Data lines.
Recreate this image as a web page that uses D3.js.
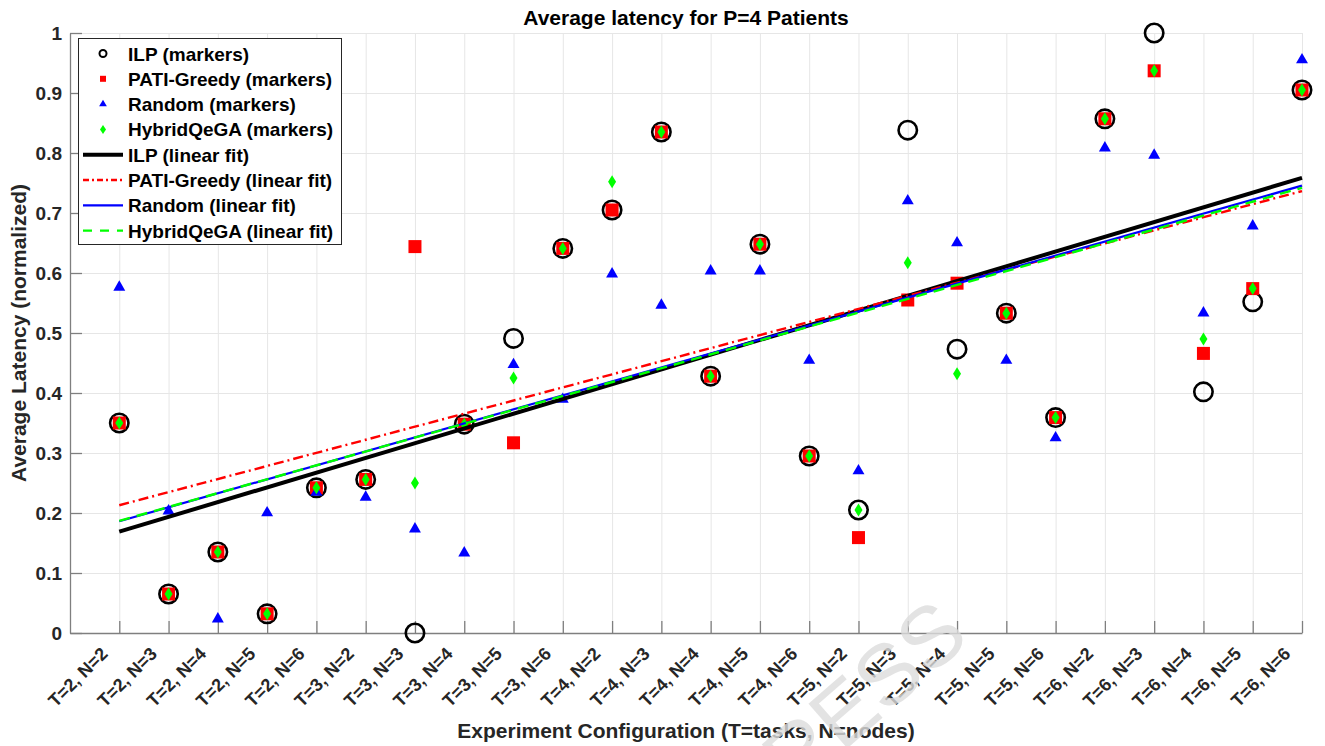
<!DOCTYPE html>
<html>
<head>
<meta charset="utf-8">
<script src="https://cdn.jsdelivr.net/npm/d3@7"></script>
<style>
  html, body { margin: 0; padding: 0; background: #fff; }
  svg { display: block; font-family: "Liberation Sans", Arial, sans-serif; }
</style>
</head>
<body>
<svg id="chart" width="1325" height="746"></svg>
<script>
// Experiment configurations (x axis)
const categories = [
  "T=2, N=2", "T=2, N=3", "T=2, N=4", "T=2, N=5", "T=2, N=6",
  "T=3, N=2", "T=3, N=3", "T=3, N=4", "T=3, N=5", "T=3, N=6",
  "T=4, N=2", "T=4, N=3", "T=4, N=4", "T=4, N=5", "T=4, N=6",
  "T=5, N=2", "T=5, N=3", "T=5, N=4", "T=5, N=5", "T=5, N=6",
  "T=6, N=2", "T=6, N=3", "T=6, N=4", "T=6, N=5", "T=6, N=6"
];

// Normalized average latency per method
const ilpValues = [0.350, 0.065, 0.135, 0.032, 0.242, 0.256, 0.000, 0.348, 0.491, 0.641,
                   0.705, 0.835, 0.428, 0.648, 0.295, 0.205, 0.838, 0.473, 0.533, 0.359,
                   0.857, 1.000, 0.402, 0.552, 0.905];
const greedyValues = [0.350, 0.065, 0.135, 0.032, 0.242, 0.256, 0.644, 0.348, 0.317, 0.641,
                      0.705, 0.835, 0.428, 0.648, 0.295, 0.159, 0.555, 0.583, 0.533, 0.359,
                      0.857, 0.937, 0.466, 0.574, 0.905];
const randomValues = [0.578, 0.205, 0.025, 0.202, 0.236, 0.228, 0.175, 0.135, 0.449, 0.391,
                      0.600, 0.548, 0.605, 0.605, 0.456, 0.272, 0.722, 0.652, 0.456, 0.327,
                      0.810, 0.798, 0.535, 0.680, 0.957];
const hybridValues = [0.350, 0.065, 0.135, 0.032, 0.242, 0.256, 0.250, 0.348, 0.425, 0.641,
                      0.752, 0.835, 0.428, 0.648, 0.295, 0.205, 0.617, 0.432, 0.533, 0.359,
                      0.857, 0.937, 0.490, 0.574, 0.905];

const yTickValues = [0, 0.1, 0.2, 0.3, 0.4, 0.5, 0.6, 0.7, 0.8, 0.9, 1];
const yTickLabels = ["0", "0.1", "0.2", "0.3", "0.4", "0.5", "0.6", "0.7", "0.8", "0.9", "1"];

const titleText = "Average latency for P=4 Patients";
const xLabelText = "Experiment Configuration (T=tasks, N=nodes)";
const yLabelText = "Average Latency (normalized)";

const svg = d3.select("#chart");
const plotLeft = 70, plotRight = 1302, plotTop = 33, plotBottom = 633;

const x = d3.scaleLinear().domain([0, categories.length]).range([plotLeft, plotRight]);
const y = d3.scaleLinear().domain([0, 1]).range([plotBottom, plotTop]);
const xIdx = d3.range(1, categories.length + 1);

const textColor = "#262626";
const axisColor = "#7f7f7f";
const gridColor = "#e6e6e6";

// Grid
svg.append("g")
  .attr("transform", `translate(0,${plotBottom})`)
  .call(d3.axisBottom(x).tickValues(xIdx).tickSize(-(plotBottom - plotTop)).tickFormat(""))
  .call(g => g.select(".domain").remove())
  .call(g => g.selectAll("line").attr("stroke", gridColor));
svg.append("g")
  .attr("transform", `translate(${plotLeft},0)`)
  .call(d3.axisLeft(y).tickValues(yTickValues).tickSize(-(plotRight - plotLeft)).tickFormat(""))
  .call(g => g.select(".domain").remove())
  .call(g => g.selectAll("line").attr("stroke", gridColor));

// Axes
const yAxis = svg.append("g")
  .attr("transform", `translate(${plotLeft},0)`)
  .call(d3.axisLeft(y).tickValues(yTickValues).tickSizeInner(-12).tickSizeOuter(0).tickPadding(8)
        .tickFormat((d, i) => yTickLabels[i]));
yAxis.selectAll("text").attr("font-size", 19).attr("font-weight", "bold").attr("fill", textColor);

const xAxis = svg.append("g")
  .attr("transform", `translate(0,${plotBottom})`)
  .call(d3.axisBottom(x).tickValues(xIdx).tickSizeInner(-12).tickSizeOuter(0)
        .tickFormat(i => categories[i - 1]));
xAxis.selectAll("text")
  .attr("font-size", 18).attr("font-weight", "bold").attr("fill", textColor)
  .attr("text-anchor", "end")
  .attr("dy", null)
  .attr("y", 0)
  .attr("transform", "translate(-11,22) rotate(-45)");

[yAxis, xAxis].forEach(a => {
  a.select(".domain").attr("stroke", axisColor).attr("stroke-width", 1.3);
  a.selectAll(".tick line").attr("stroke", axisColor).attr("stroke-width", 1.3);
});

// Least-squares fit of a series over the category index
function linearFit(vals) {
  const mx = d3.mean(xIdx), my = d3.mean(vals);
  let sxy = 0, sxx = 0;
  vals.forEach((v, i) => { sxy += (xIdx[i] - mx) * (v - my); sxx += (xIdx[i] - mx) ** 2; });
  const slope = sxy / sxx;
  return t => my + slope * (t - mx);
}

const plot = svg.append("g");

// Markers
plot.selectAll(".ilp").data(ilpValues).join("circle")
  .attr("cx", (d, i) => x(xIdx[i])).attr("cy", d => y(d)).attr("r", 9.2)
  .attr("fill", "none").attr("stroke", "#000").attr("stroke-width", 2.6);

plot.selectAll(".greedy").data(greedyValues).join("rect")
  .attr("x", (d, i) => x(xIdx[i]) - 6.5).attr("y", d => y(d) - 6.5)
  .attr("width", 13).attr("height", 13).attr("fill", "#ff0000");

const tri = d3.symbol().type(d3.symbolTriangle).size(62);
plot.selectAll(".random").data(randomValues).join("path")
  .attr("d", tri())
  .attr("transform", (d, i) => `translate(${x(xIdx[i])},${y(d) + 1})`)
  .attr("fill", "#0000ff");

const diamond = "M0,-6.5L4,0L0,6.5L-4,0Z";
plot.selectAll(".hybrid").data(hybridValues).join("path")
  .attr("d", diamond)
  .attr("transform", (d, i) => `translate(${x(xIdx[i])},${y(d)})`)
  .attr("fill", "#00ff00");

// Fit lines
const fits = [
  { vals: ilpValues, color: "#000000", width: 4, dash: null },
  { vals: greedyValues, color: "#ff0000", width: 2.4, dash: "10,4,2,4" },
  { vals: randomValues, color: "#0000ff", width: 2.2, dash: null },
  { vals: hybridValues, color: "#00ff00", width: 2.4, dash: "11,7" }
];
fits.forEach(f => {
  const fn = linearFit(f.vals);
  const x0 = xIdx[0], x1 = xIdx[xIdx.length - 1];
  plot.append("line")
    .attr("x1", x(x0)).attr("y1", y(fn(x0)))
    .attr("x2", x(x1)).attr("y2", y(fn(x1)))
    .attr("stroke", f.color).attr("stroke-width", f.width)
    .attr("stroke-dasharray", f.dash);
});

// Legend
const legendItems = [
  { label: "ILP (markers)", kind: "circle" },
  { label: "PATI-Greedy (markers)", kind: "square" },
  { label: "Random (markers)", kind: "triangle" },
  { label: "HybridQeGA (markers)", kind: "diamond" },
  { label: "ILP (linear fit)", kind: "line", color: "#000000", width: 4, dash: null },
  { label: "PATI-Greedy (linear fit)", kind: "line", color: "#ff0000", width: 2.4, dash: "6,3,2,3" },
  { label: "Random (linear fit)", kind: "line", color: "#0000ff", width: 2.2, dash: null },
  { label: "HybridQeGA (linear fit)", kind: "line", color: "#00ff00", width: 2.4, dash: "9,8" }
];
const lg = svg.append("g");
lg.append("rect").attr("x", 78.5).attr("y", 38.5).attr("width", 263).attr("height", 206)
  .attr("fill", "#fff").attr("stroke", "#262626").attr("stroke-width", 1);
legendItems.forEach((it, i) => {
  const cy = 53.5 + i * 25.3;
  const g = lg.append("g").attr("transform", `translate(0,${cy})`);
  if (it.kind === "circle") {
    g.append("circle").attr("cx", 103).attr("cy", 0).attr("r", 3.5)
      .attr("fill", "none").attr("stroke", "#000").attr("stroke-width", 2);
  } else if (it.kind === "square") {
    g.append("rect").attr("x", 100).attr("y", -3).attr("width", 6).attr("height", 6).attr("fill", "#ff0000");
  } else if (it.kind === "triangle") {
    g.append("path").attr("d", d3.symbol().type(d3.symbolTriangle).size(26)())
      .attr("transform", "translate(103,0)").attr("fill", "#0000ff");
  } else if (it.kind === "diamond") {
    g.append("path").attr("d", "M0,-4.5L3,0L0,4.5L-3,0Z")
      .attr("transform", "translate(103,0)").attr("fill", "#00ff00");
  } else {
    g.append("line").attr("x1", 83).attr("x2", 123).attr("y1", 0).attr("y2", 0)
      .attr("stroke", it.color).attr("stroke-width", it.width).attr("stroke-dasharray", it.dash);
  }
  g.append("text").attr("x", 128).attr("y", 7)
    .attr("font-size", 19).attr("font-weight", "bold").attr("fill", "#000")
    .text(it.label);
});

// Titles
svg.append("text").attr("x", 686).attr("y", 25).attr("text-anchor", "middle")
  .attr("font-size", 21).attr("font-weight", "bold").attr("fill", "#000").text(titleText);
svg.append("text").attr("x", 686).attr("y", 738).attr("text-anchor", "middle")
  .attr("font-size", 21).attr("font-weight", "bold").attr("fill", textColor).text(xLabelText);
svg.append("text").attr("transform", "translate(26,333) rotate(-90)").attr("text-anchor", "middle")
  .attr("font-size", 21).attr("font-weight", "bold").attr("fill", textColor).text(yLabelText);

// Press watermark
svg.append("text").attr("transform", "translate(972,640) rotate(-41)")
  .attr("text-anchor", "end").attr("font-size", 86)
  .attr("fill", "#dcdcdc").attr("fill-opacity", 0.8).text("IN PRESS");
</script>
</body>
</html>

Exercise goal. Pictures are excluded; extract exactly the lines from the start of the data through the line that holds "0.857, 0.937, 0.490, 0.574, 0.905];", both ends included.

Result of this exercise.
Recreate this image as a web page that uses D3.js.
<!DOCTYPE html>
<html>
<head>
<meta charset="utf-8">
<script src="https://cdn.jsdelivr.net/npm/d3@7"></script>
<style>
  html, body { margin: 0; padding: 0; background: #fff; }
  svg { display: block; font-family: "Liberation Sans", Arial, sans-serif; }
</style>
</head>
<body>
<svg id="chart" width="1325" height="746"></svg>
<script>
// Experiment configurations (x axis)
const categories = [
  "T=2, N=2", "T=2, N=3", "T=2, N=4", "T=2, N=5", "T=2, N=6",
  "T=3, N=2", "T=3, N=3", "T=3, N=4", "T=3, N=5", "T=3, N=6",
  "T=4, N=2", "T=4, N=3", "T=4, N=4", "T=4, N=5", "T=4, N=6",
  "T=5, N=2", "T=5, N=3", "T=5, N=4", "T=5, N=5", "T=5, N=6",
  "T=6, N=2", "T=6, N=3", "T=6, N=4", "T=6, N=5", "T=6, N=6"
];

// Normalized average latency per method
const ilpValues = [0.350, 0.065, 0.135, 0.032, 0.242, 0.256, 0.000, 0.348, 0.491, 0.641,
                   0.705, 0.835, 0.428, 0.648, 0.295, 0.205, 0.838, 0.473, 0.533, 0.359,
                   0.857, 1.000, 0.402, 0.552, 0.905];
const greedyValues = [0.350, 0.065, 0.135, 0.032, 0.242, 0.256, 0.644, 0.348, 0.317, 0.641,
                      0.705, 0.835, 0.428, 0.648, 0.295, 0.159, 0.555, 0.583, 0.533, 0.359,
                      0.857, 0.937, 0.466, 0.574, 0.905];
const randomValues = [0.578, 0.205, 0.025, 0.202, 0.236, 0.228, 0.175, 0.135, 0.449, 0.391,
                      0.600, 0.548, 0.605, 0.605, 0.456, 0.272, 0.722, 0.652, 0.456, 0.327,
                      0.810, 0.798, 0.535, 0.680, 0.957];
const hybridValues = [0.350, 0.065, 0.135, 0.032, 0.242, 0.256, 0.250, 0.348, 0.425, 0.641,
                      0.752, 0.835, 0.428, 0.648, 0.295, 0.205, 0.617, 0.432, 0.533, 0.359,
                      0.857, 0.937, 0.490, 0.574, 0.905];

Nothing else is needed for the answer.